Soulstice follows Briar and Lute, a pair of sisters who have been bound to a single body by a mysterious religious organization called the Order. They are dispatched to the sacred city of Ilden to investigate a potential Tear, a rift in reality, only to find it already open and the nearby population massacred. From here, they must fight their way through myriad horrors and seal the Tear before all humanity is destroyed.
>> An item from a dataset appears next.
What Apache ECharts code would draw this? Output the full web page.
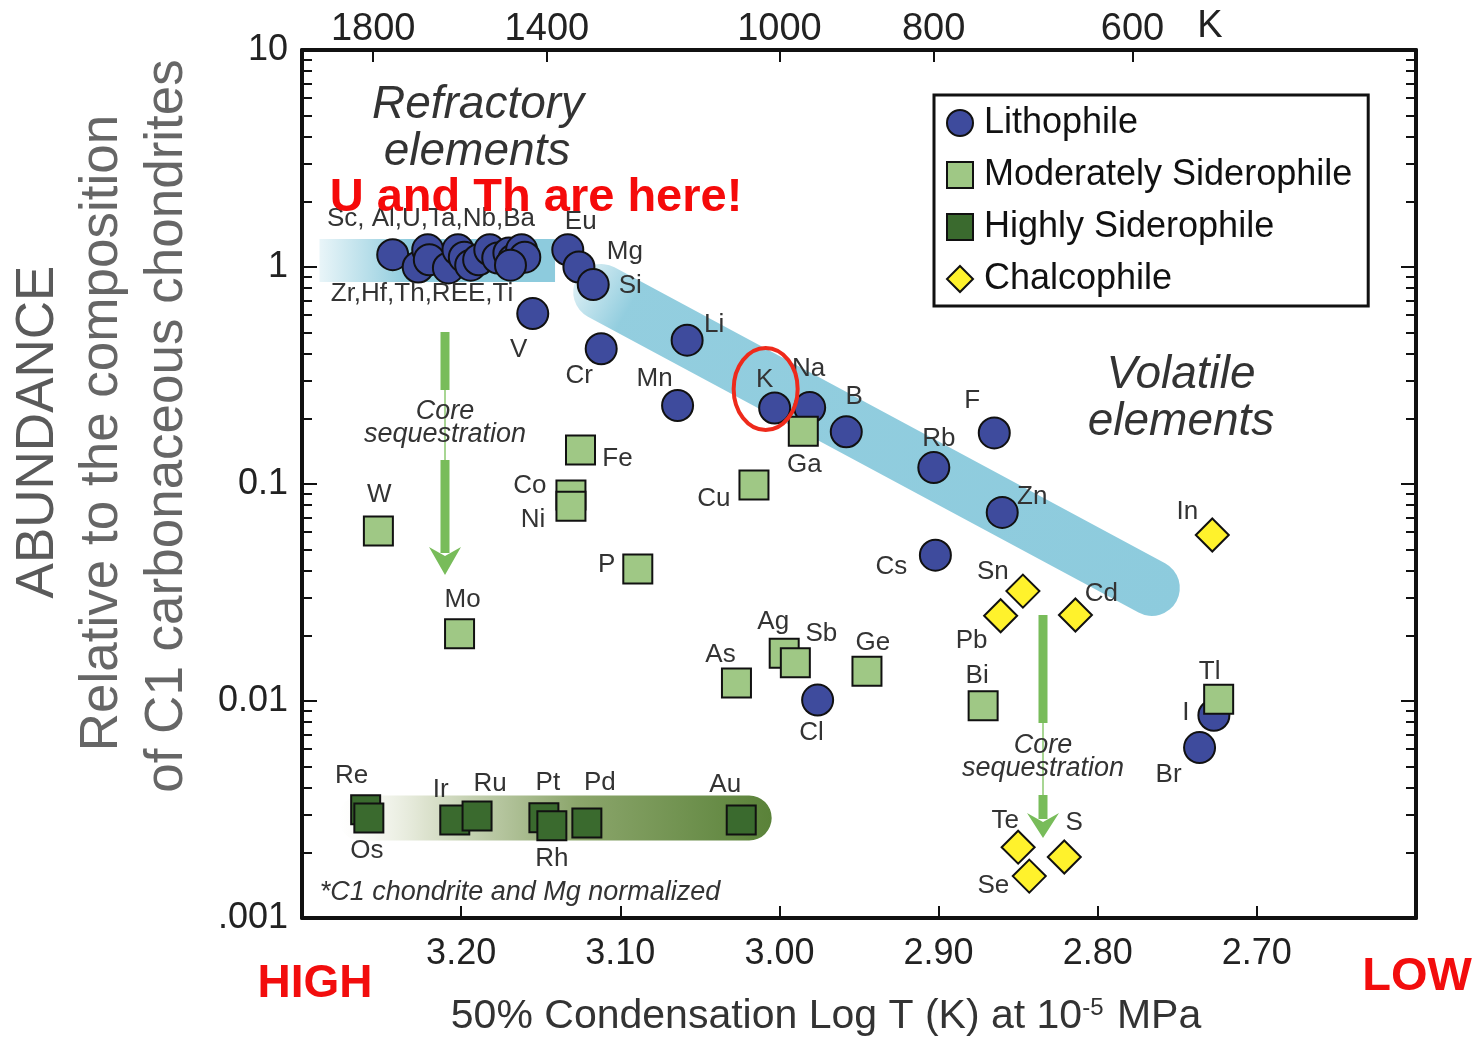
<!DOCTYPE html>
<html>
<head>
<meta charset="utf-8">
<title>Abundance vs 50% condensation temperature</title>
<script src="https://cdn.jsdelivr.net/npm/echarts@6/dist/echarts.min.js"></script>
<style>
  html, body { margin: 0; padding: 0; background: #fff; }
  #chart { width: 1483px; height: 1039px; }
</style>
</head>
<body>
<div id="chart"></div>
<script>
const FONT = '"Liberation Sans", Arial, Helvetica, sans-serif';

// Lithophile (blue circles); first 16 are the refractory cluster
const lithoNames = ['Sc', 'Al', 'U', 'Ta', 'Nb', 'Ba', 'Zr', 'Hf', 'Th', 'La', 'Ce', 'Nd', 'Sm', 'Gd', 'Ti', 'Ca',
  'Eu', 'Mg', 'Si', 'V', 'Cr', 'Li', 'Mn', 'K', 'Na', 'B', 'Rb', 'F', 'Zn', 'Cs', 'Cl', 'I', 'Br']
const lithoLogT = [3.243, 3.227, 3.221, 3.220, 3.208, 3.202, 3.198, 3.194, 3.189, 3.182, 3.177, 3.170, 3.167, 3.162, 3.160, 3.169,
  3.133, 3.126, 3.117, 3.155, 3.112, 3.058, 3.064, 3.003, 2.981, 2.958, 2.903, 2.865, 2.860, 2.902, 2.976, 2.727, 2.736]
const lithoAbund = [1.14, 1.00, 1.20, 1.08, 0.99, 1.20, 1.11, 1.02, 1.08, 1.20, 1.10, 1.16, 1.08, 1.20, 1.11, 1.02,
  1.20, 1.00, 0.83, 0.61, 0.42, 0.46, 0.23, 0.224, 0.225, 0.174, 0.119, 0.172, 0.074, 0.047, 0.0101, 0.0086, 0.0061]

// Moderately siderophile (light green squares)
const modNames = ['Fe', 'Co', 'Ni', 'W', 'Mo', 'P', 'Cu', 'Ga', 'As', 'Ag', 'Sb', 'Ge', 'Bi', 'Tl']
const modLogT = [3.125, 3.131, 3.131, 3.252, 3.201, 3.089, 3.016, 2.985, 3.027, 2.997, 2.990, 2.945, 2.872, 2.724]
const modAbund = [0.1435, 0.089, 0.079, 0.0607, 0.0204, 0.0406, 0.099, 0.175, 0.0121, 0.0166, 0.0150, 0.0137, 0.0095, 0.0102]

// Highly siderophile (dark green squares)
const highNames = ['Re', 'Os', 'Ir', 'Ru', 'Pt', 'Rh', 'Pd', 'Au']
const highLogT = [3.260, 3.258, 3.204, 3.190, 3.148, 3.143, 3.121, 3.024]
const highAbund = [0.00315, 0.00289, 0.00283, 0.00295, 0.0029, 0.00266, 0.00274, 0.00283]

// Chalcophile (yellow diamonds)
const chalNames = ['In', 'Sn', 'Pb', 'Cd', 'Te', 'S', 'Se']
const chalLogT = [2.728, 2.847, 2.861, 2.814, 2.850, 2.821, 2.843]
const chalAbund = [0.0582, 0.0321, 0.0247, 0.0249, 0.00212, 0.00191, 0.00156]

// shaded trend bands
const refractoryBandLogT = [3.289, 3.141]
const refractoryBandAbund = [1.07, 1.07]
const volatileBandLogT = [3.112, 2.766]
const volatileBandAbund = [0.767, 0.0332]
const hseBandLogT = [3.263, 3.019]
const hseBandAbund = [0.00289, 0.00289]

// axis ticks
const topTempsK = [1800, 1400, 1000, 800, 600]
const yLabels = { 0.001: '.001', 0.01: '0.01', 0.1: '0.1', 1: '1', 10: '10' }

// label offsets (px from symbol centre)
const labelOffsets = {
  Eu: [13, -28], Mg: [46, -15], Si: [37, 1], V: [-14, 36], Cr: [-22, 27], Li: [27, -15], Mn: [-23, -27],
  K: [-10, -28], Na: [-1, -39], B: [8, -35], Rb: [5, -29], F: [-22, -32], Zn: [30, -16], Cs: [-44, 12],
  Cl: [-6, 33], I: [-28, -2], Br: [-31, 27],
  Fe: [37, 9], Co: [-41, -9], Ni: [-38, 14], W: [1, -36], Mo: [3, -34], P: [-31, -4], Cu: [-40, 14],
  Ga: [1, 34], As: [-16, -28], Ag: [-11, -31], Sb: [26, -29], Ge: [6, -29], Bi: [-6, -30], Tl: [-9, -27],
  Re: [-14, -34], Os: [-2, 33], Ir: [-14, -30], Ru: [13, -32], Pt: [4, -35], Rh: [0, 33], Pd: [13, -40], Au: [-16, -35],
  In: [-25, -23], Sn: [-30, -19], Pb: [-29, 25], Cd: [26, -21], Te: [-13, -26], S: [10, -34], Se: [-36, 10]
}

const minorLog = []
for (let d = -3; d < 1; d++) {
  for (let k = 2; k <= 9; k++) minorLog.push(Math.log10(k) + d)
}

function points (names, xs, ys) {
  return names.map((n, i) => {
    const off = labelOffsets[n]
    return {
      name: n,
      value: [xs[i], ys[i]],
      label: off ? { show: true, offset: off } : { show: false }
    }
  })
}

function pairs (xs, ys) {
  return xs.map((x, i) => [x, ys[i]])
}

const pointLabel = {
  show: false,
  position: 'inside',
  formatter: '{b}',
  fontFamily: FONT,
  fontSize: 26,
  color: '#333',
  textBorderWidth: 0
}

function scatter (name, symbol, size, color, data, z) {
  return {
    name: name,
    type: 'scatter',
    symbol: symbol,
    symbolSize: size,
    z: z,
    itemStyle: { color: color, borderColor: '#111', borderWidth: 2, opacity: 1 },
    label: pointLabel,
    emphasis: { disabled: true },
    data: data
  }
}

function band (data, width, cap, gradient) {
  return {
    type: 'line',
    data: data,
    symbol: 'none',
    silent: true,
    z: 1,
    lineStyle: { width: width, cap: cap, color: gradient },
    emphasis: { disabled: true }
  }
}

const tickStyle = { lineStyle: { color: '#111', width: 2 } }
const frameLine = { onZero: false, lineStyle: { color: '#111', width: 4 } }

const option = {
  animation: false,
  backgroundColor: '#fff',
  textStyle: { fontFamily: FONT },
  grid: { left: 302, right: 67, top: 50, bottom: 121 },
  legend: {
    data: ['Lithophile', 'Moderately Siderophile', 'Highly Siderophile', 'Chalcophile'],
    orient: 'vertical',
    left: 934,
    top: 95,
    padding: [10, 16, 9, 12],
    itemGap: 16,
    itemWidth: 26,
    itemHeight: 26,
    borderColor: '#111',
    borderWidth: 3,
    borderRadius: 0,
    backgroundColor: '#fff',
    selectedMode: false,
    textStyle: { fontFamily: FONT, fontSize: 36, color: '#111', padding: [0, 0, 0, 6] }
  },
  xAxis: [
    {
      type: 'value',
      min: 2.6,
      max: 3.3,
      interval: 0.1,
      inverse: true,
      position: 'bottom',
      axisLine: frameLine,
      axisTick: { inside: true, length: 12, ...tickStyle },
      splitLine: { show: false },
      axisLabel: {
        showMinLabel: false,
        showMaxLabel: false,
        margin: 18,
        fontSize: 36,
        color: '#222',
        fontFamily: FONT,
        formatter: v => v.toFixed(2)
      }
    },
    {
      type: 'value',
      min: 2.6,
      max: 3.3,
      inverse: true,
      position: 'top',
      axisLine: frameLine,
      axisTick: { inside: true, length: 12, customValues: topTempsK.map(t => Math.log10(t)), ...tickStyle },
      splitLine: { show: false },
      axisLabel: {
        customValues: topTempsK.map(t => Math.log10(t)),
        margin: 1,
        fontSize: 38,
        color: '#222',
        fontFamily: FONT,
        formatter: v => String(Math.round(Math.pow(10, v)))
      }
    }
  ],
  yAxis: [
    {
      type: 'log',
      logBase: 10,
      min: 0.001,
      max: 10,
      position: 'left',
      axisLine: frameLine,
      axisTick: { inside: true, length: 15, ...tickStyle },
      splitLine: { show: false },
      axisLabel: {
        margin: 14,
        fontSize: 36,
        color: '#222',
        fontFamily: FONT,
        formatter: v => yLabels[v] !== undefined ? yLabels[v] : ''
      }
    },
    {
      type: 'value',
      min: -3,
      max: 1,
      position: 'left',
      axisLine: { show: false, onZero: false },
      axisTick: { inside: true, length: 10, customValues: minorLog, ...tickStyle },
      axisLabel: { show: false },
      splitLine: { show: false }
    },
    {
      type: 'log',
      logBase: 10,
      min: 0.001,
      max: 10,
      position: 'right',
      axisLine: frameLine,
      axisTick: { inside: true, length: 15, ...tickStyle },
      axisLabel: { show: false },
      splitLine: { show: false }
    },
    {
      type: 'value',
      min: -3,
      max: 1,
      position: 'right',
      axisLine: { show: false, onZero: false },
      axisTick: { inside: true, length: 10, customValues: minorLog, ...tickStyle },
      axisLabel: { show: false },
      splitLine: { show: false }
    }
  ],
  series: [
    band(pairs(refractoryBandLogT, refractoryBandAbund), 43, 'butt',
      new echarts.graphic.LinearGradient(0, 0, 1, 0, [
        { offset: 0, color: 'rgba(141,203,221,0)' },
        { offset: 0.4, color: 'rgba(141,203,221,1)' },
        { offset: 1, color: 'rgba(141,203,221,1)' }
      ])),
    band(pairs(volatileBandLogT, volatileBandAbund), 56, 'round',
      new echarts.graphic.LinearGradient(0, 0, 1, 1, [
        { offset: 0, color: 'rgba(141,203,221,0.2)' },
        { offset: 0.1, color: 'rgba(141,203,221,0.95)' },
        { offset: 1, color: 'rgba(141,203,221,1)' }
      ])),
    band(pairs(hseBandLogT, hseBandAbund), 45, 'round',
      new echarts.graphic.LinearGradient(0, 0, 1, 0, [
        { offset: 0, color: 'rgba(240,242,232,0)' },
        { offset: 0.2, color: '#dde3cf' },
        { offset: 0.55, color: '#8ca66c' },
        { offset: 1, color: '#5a8239' }
      ])),
    scatter('Lithophile', 'circle', 31, '#3e4b9d', points(lithoNames, lithoLogT, lithoAbund), 3),
    scatter('Moderately Siderophile', 'rect', 29, '#9fc885', points(modNames, modLogT, modAbund), 4),
    scatter('Highly Siderophile', 'rect', 29, '#3a6a2e', points(highNames, highLogT, highAbund), 4),
    scatter('Chalcophile', 'diamond', 33, '#fff22c', points(chalNames, chalLogT, chalAbund), 5)
  ]
}

const chart = echarts.init(document.getElementById('chart'))
chart.setOption(option)

function txt (x, y, text, size, opts) {
  return {
    type: 'text',
    x: x,
    y: y,
    z: 20,
    rotation: (opts && opts.rotation) || 0,
    style: Object.assign({
      text: text,
      fontFamily: FONT,
      fontSize: size,
      fill: '#333',
      align: 'center',
      verticalAlign: 'middle'
    }, (opts && opts.style) || {})
  }
}

function arrow (x, yTop, thinFrom, thinTo, headAt, tip) {
  const green = '#78bc5a'
  return [
    { type: 'line', z: 10, shape: { x1: x, y1: yTop, x2: x, y2: thinFrom }, style: { stroke: green, lineWidth: 9 } },
    { type: 'line', z: 10, shape: { x1: x, y1: thinFrom, x2: x, y2: thinTo }, style: { stroke: '#a8d693', lineWidth: 2 } },
    { type: 'line', z: 10, shape: { x1: x, y1: thinTo, x2: x, y2: headAt + 6 }, style: { stroke: green, lineWidth: 9 } },
    { type: 'polygon', z: 10, shape: { points: [[x - 16, headAt], [x, tip], [x + 16, headAt], [x, headAt + 9]] }, style: { fill: green } }
  ]
}

const kPix = chart.convertToPixel({ xAxisIndex: 0, yAxisIndex: 0 }, [lithoLogT[23], lithoAbund[23]])
const italic = { style: { fontStyle: 'italic' } }

chart.setOption({
  graphic: [
    txt(38, 432, 'ABUNDANCE', 53, { rotation: Math.PI / 2, style: { fill: '#5a5a5a' } }),
    txt(102, 433, 'Relative to the composition', 53, { rotation: Math.PI / 2, style: { fill: '#666' } }),
    txt(167, 426, 'of C1 carbonaceous chondrites', 53, { rotation: Math.PI / 2, style: { fill: '#666' } }),
    txt(1210, 27, 'K', 38, { style: { fill: '#222' } }),
    {
      type: 'text', x: 826, y: 1017, z: 20,
      style: {
        text: '50% Condensation Log T (K) at 10{sup|-5} MPa',
        fontFamily: FONT, fontSize: 41, fill: '#333', align: 'center', verticalAlign: 'middle',
        rich: { sup: { fontFamily: FONT, fontSize: 24, fill: '#333', verticalAlign: 'top', padding: [0, 2, 14, 0] } }
      }
    },
    txt(315, 984, 'HIGH', 46, { style: { fill: '#f20d0d', fontWeight: 'bold' } }),
    txt(1417, 977, 'LOW', 47, { style: { fill: '#f20d0d', fontWeight: 'bold' } }),
    txt(478, 105, 'Refractory', 46, italic),
    txt(477, 152, 'elements', 46, italic),
    txt(1181, 375, 'Volatile', 46, italic),
    txt(1181, 422, 'elements', 46, italic),
    txt(431, 219, 'Sc, Al,U,Ta,Nb,Ba', 26),
    txt(422, 294, 'Zr,Hf,Th,REE,Ti', 26),
    txt(536, 198, 'U and Th are here!', 47, { style: { fill: '#f50a0a', fontWeight: 'bold' } }),
    ...arrow(445, 332, 390, 460, 547, 575),
    ...arrow(1043, 615, 723, 795, 813, 838),
    txt(445, 411, 'Core', 27, italic),
    txt(445, 434, 'sequestration', 27, italic),
    txt(1043, 745, 'Core', 27, italic),
    txt(1043, 768, 'sequestration', 27, italic),
    txt(520, 892, '*C1 chondrite and Mg normalized', 27, italic),
    {
      type: 'ellipse', z: 25,
      shape: { cx: kPix[0] - 9, cy: kPix[1] - 19, rx: 32, ry: 41 },
      style: { fill: 'none', stroke: '#ee2a1b', lineWidth: 4 }
    }
  ]
})
</script>
</body>
</html>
While stretches of the narrative can feel like a long-winded trek toward a forever-distant McGuffin, interesting complications eventually arise from our protagonist’s backstories. Briar, whose pointed armor, injured right eye, and hulking metal sword give her more than a passing resemblance to the protagonist of Berserk, is predictably gruff, while her sister Lute, a blue spirit tethered to her elder sibling’s body, is more openly empathetic and naïve. Although the duo initially comes across as somewhat one-note, they eventually gain nuance as their pasts and the world’s political realities come into focus. Briar is tormented by guilt over her sister’s lost body, but as Lute explores her sibling’s memories, it surfaces narrative threads about recovering from past trauma and confronting exploitative power structures. Unfortunately, while these elements of the story eventually click into place, it takes a little bit too long to get there, and these turns are undermined by a sequel-bait ending that robs the conclusion of catharsis.
But when it comes to character-action games, success is largely defined by how well the experience expresses style through game mechanics. Here Soulstice occasionally soars by providing some novelties that separate it from its peers. For one, there is a heavy focus on constantly switching between your many weapons to deal with enemies, as each tool is particularly effective against certain kinds of foes. For example, you’re encouraged to use bulky gauntlets to shred through heavily armored monsters, equip a bow to down flying wraiths, and switch to a whip to slice through mobs of lesser ghouls. There is also an Ikaruga-inspired polarity system where Lute can project a red or blue field to make enemies of the corresponding color vulnerable.